--- begin Source material ---

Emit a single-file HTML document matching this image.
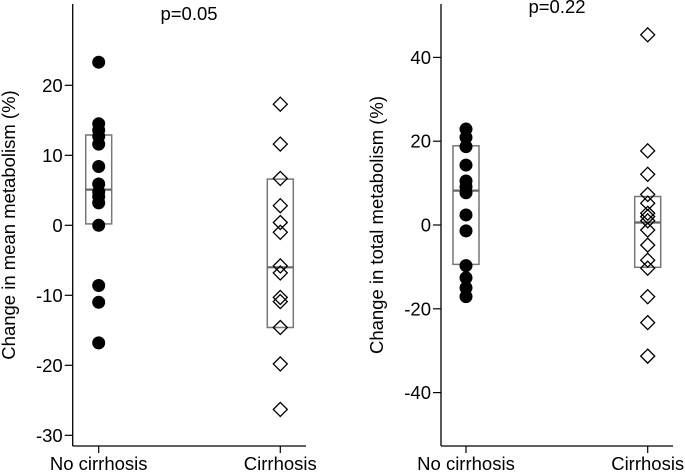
<!DOCTYPE html>
<html><head><meta charset="utf-8"><style>
html,body{margin:0;padding:0;background:#fff;}
svg{display:block;font-family:"Liberation Sans",Arial,sans-serif;}
</style></head><body>
<svg id="chart" width="685" height="472" viewBox="0 0 685 472"></svg>
<script>
const categories = ["No cirrhosis", "Cirrhosis"];
// Left panel: change in mean metabolism
const meanNoCirr = [23.3, 14.5, 13.6, 12.7, 11.6, 8.4, 5.9, 4.8, 4.1, 3.2, 0, -8.6, -11, -16.8];
const meanCirr = [17.3, 11.6, 6.7, 2.8, 0.4, -1, -5.8, -6.8, -10.3, -10.9, -14.6, -19.8, -26.3];
const meanBoxNoCirr = [0.2, 5.1, 12.9];
const meanBoxCirr = [-14.6, -6, 6.6];
const meanTicks = [20, 10, 0, -10, -20, -30];
// Right panel: change in total metabolism
const totNoCirr = [22.9, 20.9, 18.7, 14.3, 10.5, 9.1, 7.7, 2.4, -1.4, -9.7, -12.6, -15, -17.1];
const totCirr = [45.4, 17.7, 12.1, 7.3, 5.2, 2.8, 2.0, 1.0, -1.2, -4.8, -8.4, -10.3, -17.1, -23.3, -31.3];
const totBoxNoCirr = [-9.4, 8.2, 18.9];
const totBoxCirr = [-10.1, 0.6, 6.8];
const totTicks = [40, 20, 0, -20, -40];

const FS = 18.5;
const NS = "http://www.w3.org/2000/svg";
const svg = document.getElementById("chart");
function mk(tag, attrs, parent) {
  const e = document.createElementNS(NS, tag);
  for (const k in attrs) e.setAttribute(k, attrs[k]);
  (parent || svg).appendChild(e);
  return e;
}

function panel(cfg) {
  const g = mk("g", {});
  
  
  const y = v => cfg.y0 - cfg.k * v;
  const xc = [cfg.xA, cfg.xB];
  const ya = mk("line", {x1: cfg.ax, y1: 4, x2: cfg.ax, y2: 446, stroke: "#000", "stroke-width": 1.3}, g);
  
  
  const xa = mk("line", {x1: cfg.ax, y1: 446, x2: cfg.axEnd, y2: 446, stroke: "#000", "stroke-width": 1.3}, g);
  
  
  cfg.ticks.forEach(t => {
    const l = mk("line", {x1: cfg.ax - 8, y1: y(t), x2: cfg.ax, y2: y(t), stroke: "#000", "stroke-width": 1.2}, g);
    
    
    const tx = mk("text", {x: cfg.ax - 10, y: y(t) + 6.5, "text-anchor": "end", "font-size": FS, fill: "#000"}, g);
    tx.textContent = t;
    
    
  });
  categories.forEach((c, i) => {
    const l = mk("line", {x1: xc[i], y1: 446, x2: xc[i], y2: 453, stroke: "#000", "stroke-width": 1.2}, g);
    
    
    const tx = mk("text", {x: xc[i], y: 470, "text-anchor": "middle", "font-size": FS, fill: "#000"}, g);
    tx.textContent = c;
    
    
  });
  const yt = mk("text", {x: 0, y: 0, "text-anchor": "middle", "font-size": FS, fill: "#000",
    transform: `translate(${cfg.titleX},225) rotate(-90)`}, g);
  yt.textContent = cfg.title;
  
  
  const pt = mk("text", {x: cfg.pX, y: cfg.pY, "text-anchor": "middle", "font-size": FS, fill: "#000"}, g);
  pt.textContent = cfg.p;
  
  
  [cfg.boxA, cfg.boxB].forEach((b, i) => {
    const r = mk("rect", {x: xc[i] - 13, y: y(b[2]), width: 26, height: y(b[0]) - y(b[2]), fill: "none", stroke: "#777", "stroke-width": 1.5}, g);
    
    
    const m = mk("line", {x1: xc[i] - 13, y1: y(b[1]), x2: xc[i] + 13, y2: y(b[1]), stroke: "#666", "stroke-width": 2.2}, g);
    
    
  });
  cfg.ptsA.forEach(v => {
    const c = mk("circle", {cx: xc[0], cy: y(v), r: 6.5, fill: "#000"}, g);
    
    
  });
  cfg.ptsB.forEach(v => {
    const cx = xc[1], cy = y(v), d = 7;
    const p = mk("polygon", {points: `${cx},${cy-d} ${cx+d},${cy} ${cx},${cy+d} ${cx-d},${cy}`, fill: "none", stroke: "#000", "stroke-width": 1.3}, g);
    
    
  });
}

panel({name: "mean-metabolism-panel", ax: 72.7, axEnd: 306, y0: 225.3, k: 7.0, xA: 98.7, xB: 280.3,
  ticks: meanTicks, title: "Change in mean metabolism (%)", titleX: 15, p: "p=0.05", pX: 189, pY: 20,
  boxA: meanBoxNoCirr, boxB: meanBoxCirr, ptsA: meanNoCirr, ptsB: meanCirr});
panel({name: "total-metabolism-panel", ax: 441, axEnd: 673, y0: 225, k: 4.19, xA: 466, xB: 647.7,
  ticks: totTicks, title: "Change in total metabolism (%)", titleX: 383, p: "p=0.22", pX: 557, pY: 13,
  boxA: totBoxNoCirr, boxB: totBoxCirr, ptsA: totNoCirr, ptsB: totCirr});
</script>
</body></html>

--- end Source material ---

Direction:
Repeat the lines exactly as they stand, from the opening line of the data through the line with "const totTicks = [40, 20, 0, -20, -40];". Pictures stay out of the copy.

Solution for this problem:
Emit a single-file HTML document matching this image.
<!DOCTYPE html>
<html><head><meta charset="utf-8"><style>
html,body{margin:0;padding:0;background:#fff;}
svg{display:block;font-family:"Liberation Sans",Arial,sans-serif;}
</style></head><body>
<svg id="chart" width="685" height="472" viewBox="0 0 685 472"></svg>
<script>
const categories = ["No cirrhosis", "Cirrhosis"];
// Left panel: change in mean metabolism
const meanNoCirr = [23.3, 14.5, 13.6, 12.7, 11.6, 8.4, 5.9, 4.8, 4.1, 3.2, 0, -8.6, -11, -16.8];
const meanCirr = [17.3, 11.6, 6.7, 2.8, 0.4, -1, -5.8, -6.8, -10.3, -10.9, -14.6, -19.8, -26.3];
const meanBoxNoCirr = [0.2, 5.1, 12.9];
const meanBoxCirr = [-14.6, -6, 6.6];
const meanTicks = [20, 10, 0, -10, -20, -30];
// Right panel: change in total metabolism
const totNoCirr = [22.9, 20.9, 18.7, 14.3, 10.5, 9.1, 7.7, 2.4, -1.4, -9.7, -12.6, -15, -17.1];
const totCirr = [45.4, 17.7, 12.1, 7.3, 5.2, 2.8, 2.0, 1.0, -1.2, -4.8, -8.4, -10.3, -17.1, -23.3, -31.3];
const totBoxNoCirr = [-9.4, 8.2, 18.9];
const totBoxCirr = [-10.1, 0.6, 6.8];
const totTicks = [40, 20, 0, -20, -40];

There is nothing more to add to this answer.